Los quiteños -y ecuatorianos en general- somos fachadistas; es decir, cuidamos mucho de las apariencias exteriores y descuidamos lo interno.
Los ancestros tenían un refrán hispanoquechua que decía ‘por fuera ananay; por dentro, atatay’. Ananay, desde luego, significa lindo; atatay, lo contrario.
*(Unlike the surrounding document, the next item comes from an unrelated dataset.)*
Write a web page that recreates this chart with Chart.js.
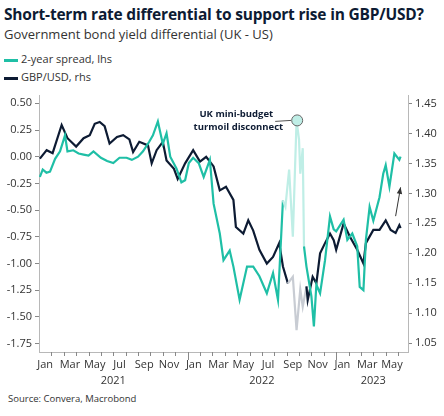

Basta con darse una vueltecita por los barrios tradicionales del viejo Quito para comprobar que esa sentencia es cierta y contundente.
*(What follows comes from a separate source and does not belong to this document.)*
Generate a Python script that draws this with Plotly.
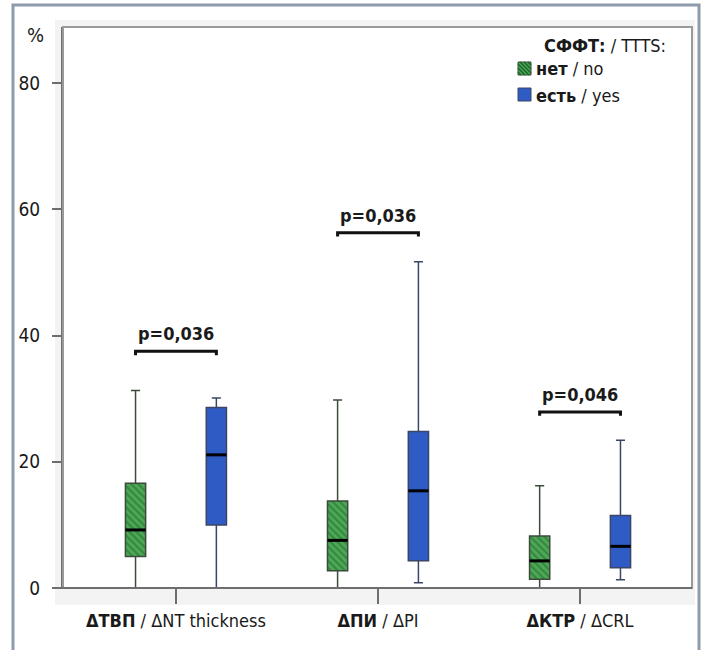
import plotly.graph_objects as go

# ---------------- data ----------------
categories = ["<b>ΔТВП</b> / ΔNT thickness", "<b>ΔПИ</b> / ΔPI", "<b>ΔКТР</b> / ΔCRL"]
cat_pos = [0, 1, 2]

green_lo = [0.0, 0.0, 0.0]
green_q1 = [5.0, 2.75, 1.4]
green_med = [9.2, 7.55, 4.3]
green_q3 = [16.6, 13.8, 8.25]
green_hi = [31.3, 29.8, 16.2]

blue_lo = [0.0, 0.85, 1.3]
blue_q1 = [10.0, 4.3, 3.2]
blue_med = [21.1, 15.4, 6.6]
blue_q3 = [28.6, 24.8, 11.5]
blue_hi = [30.1, 51.7, 23.4]

p_labels = ["p=0,036", "p=0,036", "p=0,046"]
bracket_y = [37.5, 56.3, 27.9]

y_ticks = [0, 20, 40, 60, 80]

legend_title = "<b>СФФТ:</b> / TTTS:"
legend_names = ["<b>нет</b> / no", "<b>есть</b> / yes"]

# ---------------- style ----------------
FONT = "DejaVu Sans Condensed, Liberation Sans Narrow, sans-serif"
GREEN = "#4ea957"
GREEN_DARK = "#1d6529"
BLUE = "#2f5cc4"
OFF = 0.2
BW = 0.1

xg = [c - OFF for c in cat_pos]
xb = [c + OFF for c in cat_pos]

fig = go.Figure()

# hatched green box bodies
fig.add_trace(go.Bar(
    x=xg, y=[q3 - q1 for q1, q3 in zip(green_q1, green_q3)], base=green_q1,
    width=BW, marker=dict(color=GREEN, line=dict(width=0),
                          pattern=dict(shape="\\", fgcolor=GREEN_DARK, size=5,
                                       solidity=0.45, fillmode="overlay")),
    showlegend=False, hoverinfo="skip"))

# boxes (outline + whiskers)
fig.add_trace(go.Box(
    x=xg, q1=green_q1, median=green_med, q3=green_q3,
    lowerfence=green_lo, upperfence=green_hi, width=BW, whiskerwidth=0.45,
    fillcolor="rgba(0,0,0,0)", line=dict(color="#3c4a3c", width=1.5),
    showlegend=False, boxpoints=False))
fig.add_trace(go.Box(
    x=xb, q1=blue_q1, median=blue_med, q3=blue_q3,
    lowerfence=blue_lo, upperfence=blue_hi, width=BW, whiskerwidth=0.45,
    fillcolor=BLUE, line=dict(color="#3b4666", width=1.5),
    showlegend=False, boxpoints=False))

# thick black median lines
mx, my = [], []
for xs, meds in ((xg, green_med), (xb, blue_med)):
    for x, m in zip(xs, meds):
        mx += [x - BW / 2, x + BW / 2, None]
        my += [m, m, None]
fig.add_trace(go.Scatter(x=mx, y=my, mode="lines",
                         line=dict(color="black", width=3), showlegend=False,
                         hoverinfo="skip"))

# significance brackets
bx, by = [], []
for x0, x1, yb in zip(xg, xb, bracket_y):
    bx += [x0, x0, x1, x1, None]
    by += [yb - 0.6, yb, yb, yb - 0.6, None]
fig.add_trace(go.Scatter(x=bx, y=by, mode="lines",
                         line=dict(color="#111111", width=3), showlegend=False,
                         hoverinfo="skip"))
for c, yb, t in zip(cat_pos, bracket_y, p_labels):
    fig.add_annotation(x=c, y=yb + 2.8, text=f"<b>{t}</b>", showarrow=False,
                       font=dict(family=FONT, size=18, color="#1a1a1a"),
                       xanchor="center", yanchor="middle")

# ---------------- layout geometry (pixels -> paper) ----------------
L, R, T, B = 63, 692, 27, 588
W, H = R - L, B - T


def px(xp):
    return (xp - L) / W


def py(yp):
    return (B - yp) / H


shapes = [
    dict(type="rect", xref="paper", yref="paper", x0=px(55), x1=px(695),
         y0=py(605), y1=py(20), fillcolor="#f3f3f3", line=dict(width=0),
         layer="below"),
    dict(type="rect", xref="paper", yref="paper", x0=0, x1=1, y0=0, y1=1,
         fillcolor="white", line=dict(width=0), layer="below"),
    dict(type="rect", xref="paper", yref="paper", x0=px(13), x1=px(699),
         y0=py(665), y1=py(5), line=dict(color="#8d9bab", width=3),
         layer="below"),
    dict(type="rect", xref="paper", yref="paper", x0=0, x1=1, y0=0, y1=1,
         line=dict(color="#9a9a9a", width=2), layer="above"),
    dict(type="line", xref="paper", yref="paper", x0=px(54), x1=1, y0=0, y1=0,
         line=dict(color="#6e6e6e", width=2), layer="above"),
]

# legend squares
sq = [(518, 531, 62, 75, GREEN), (518, 531, 88, 101, BLUE)]
for x0, x1, y0, y1, col in sq:
    shapes.append(dict(type="rect", xref="paper", yref="paper",
                       x0=px(x0), x1=px(x1), y0=py(y1), y1=py(y0),
                       fillcolor=col, line=dict(color="#3c4a3c" if col == GREEN else "#3b4666", width=1)))
# hatch on green legend square
x0, x1, y0, y1 = 518, 531, 62, 75
for k in range(-10, 14, 4):
    ax0, ay0 = x0 + k, y0
    ax1, ay1 = x0 + k + 13, y0 + 13
    if ax0 < x0:
        ay0 += x0 - ax0
        ax0 = x0
    if ax1 > x1:
        ay1 -= ax1 - x1
        ax1 = x1
    if ax1 - ax0 < 1:
        continue
    shapes.append(dict(type="line", xref="paper", yref="paper",
                       x0=px(ax0), x1=px(ax1), y0=py(ay0), y1=py(ay1),
                       line=dict(color=GREEN_DARK, width=1.5)))

annotations = [
    dict(xref="paper", yref="paper", x=px(542), y=py(45), text=legend_title,
         showarrow=False, xanchor="left", yanchor="middle",
         font=dict(family=FONT, size=18, color="#1a1a1a")),
    dict(xref="paper", yref="paper", x=px(534), y=py(69), text=legend_names[0],
         showarrow=False, xanchor="left", yanchor="middle",
         font=dict(family=FONT, size=18, color="#1a1a1a")),
    dict(xref="paper", yref="paper", x=px(534), y=py(95), text=legend_names[1],
         showarrow=False, xanchor="left", yanchor="middle",
         font=dict(family=FONT, size=18, color="#1a1a1a")),
    dict(xref="paper", yref="paper", x=px(35), y=py(35), text="%",
         showarrow=False, xanchor="center", yanchor="middle",
         font=dict(family=FONT, size=20, color="#1a1a1a")),
]

fig.update_layout(
    width=703, height=650,
    margin=dict(l=L, r=703 - R, t=T, b=650 - B, pad=0),
    paper_bgcolor="white", plot_bgcolor="rgba(0,0,0,0)",
    shapes=shapes,
    annotations=list(fig.layout.annotations) + annotations,
    showlegend=False,
    font=dict(family=FONT, size=18, color="#1a1a1a"),
    boxmode="overlay", barmode="overlay",
)
fig.update_xaxes(range=[-0.559, 2.554], tickvals=cat_pos, ticktext=categories,
                 ticks="outside", ticklen=15, tickwidth=2, tickcolor="#6e6e6e",
                 showgrid=False, zeroline=False, showline=False,
                 ticklabelstandoff=1,
                 tickfont=dict(family=FONT, size=18, color="#1a1a1a"))
fig.update_yaxes(range=[0, 88.9], tickvals=y_ticks,
                 ticks="outside", ticklen=9, tickwidth=2, tickcolor="#6e6e6e",
                 showgrid=False, zeroline=False, showline=True,
                 linecolor="#6e6e6e", linewidth=2, ticklabelstandoff=8,
                 tickfont=dict(family=FONT, size=19, color="#1a1a1a"))

fig.write_html("out.html", config={"displayModeBar": False},
               post_script="document.body.style.margin='0';document.body.style.overflow='hidden';")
Muchas casas de buen ver, ubicadas en barriadas tan icónicas como El Tejar, La Chilena o San Juan Bajo, se han convertido en bodegas y cuchitriles encubiertos, donde se guardan en desorden desde los más simples CD o DVD de las películas de estreno hasta los más sofisticados electrodomésticos, los cuales se venden en almacenes de los centros comerciales vecinos.
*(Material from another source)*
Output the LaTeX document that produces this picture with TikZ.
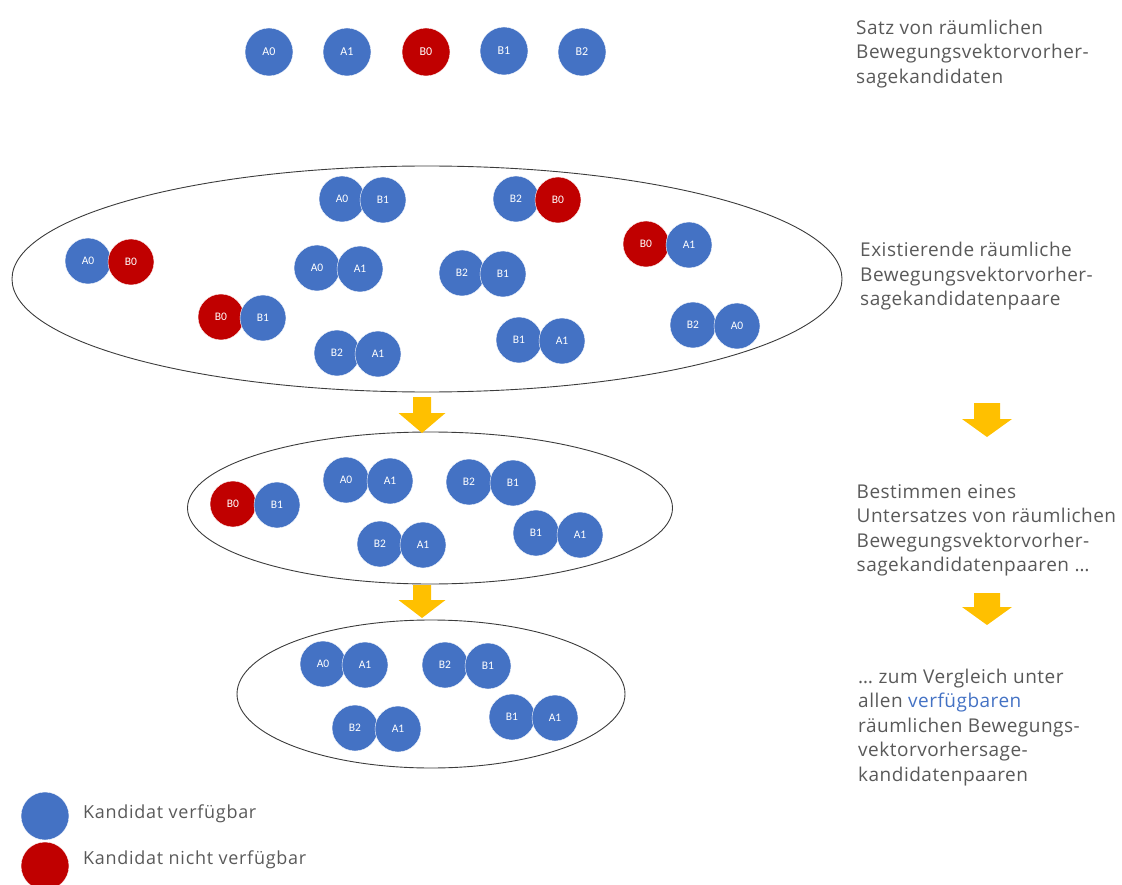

Si caminamos un poco más al sur, hasta San Diego, La Ermita o El Panecillo, la cosa se vuelve más oscura. Muchas viviendas se han transformado en verdaderos tugurios, adonde llegan oleadas de migrantes nacionales que viven en condiciones hasta infrahumanas. Lugares donde la palabra higiene es una fea metáfora.
He visto 30 y más cuartuchos que son ‘servidos’ por apenas dos malolientes servicios higiénicos.
Este es el Quito que no se ve o no se quiere ver, pues las soluciones para mejorarlo son demasiado complicadas y, para ejecutarlas, necesitarían del compromiso de las autoridades, de los dueños de los inmuebles y de los propios residentes.
En el norte este problema es menor, pero hay otro: la profusión de letreros y marquesinas han convertido a varias vías en verdaderas kermeses.
Ciertas calles están llenas de vallas, carteles y rótulos de todo tipo… menos la señáletica y el nombre de las vías.